“I still very much like the classic way of cooking – I don’t use a lot of water baths. It’s not that I think there’s anything wrong with them – it’s just not my style of cooking. I prefer to play the piano.”
Play the piano?
“Yeah, you know, like the old fashioned way when you play the piano with the pots and pans. With water baths, a lot of the time it’s – drop it in the water bath, take it out, snip the bag, seal it off – and serve it. I understand why people do it, because you get consistency – but what you’re getting now is young chefs coming into the kitchen who don’t know how to roast a chicken – and we’ll end up losing the whole ethos of cooking.”
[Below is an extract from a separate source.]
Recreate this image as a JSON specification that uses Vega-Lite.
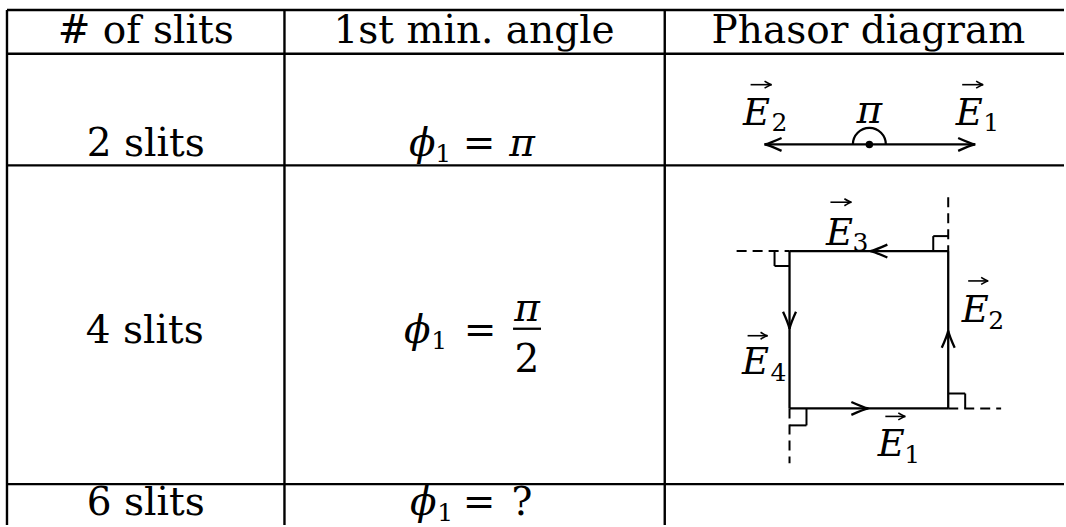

Roasting a chicken is not a problem for Armand Sablon who, along with his Executive chef Andrew Turner, goes as far as to work with the farm providing his birds to feed them flavour-enhancing sage as part of their diet. It’s hardly surprising that he would be fond of the classics, having twice made the finals of the prestigious Roux Scholarship, the second time – in 2007 – winning overall. He was awarded with a stage at the long-established, three-Michelin-starred Auberge du I’ill, on the French- German border in Alsace, where he observed the French culture of ‘hospitality as vocation’.
“It was like a family out there,” he says. “In France this trade is treated as a career and the people are looked after – the sous chefs and some of the waiters had been at Auberge de I’ill for almost 25 years. We’ve come a long way in this country and obviously all the television work has helped but still, if you say you want to become a chef or waiter, it’s not seen to be as prestigious as it is in France.”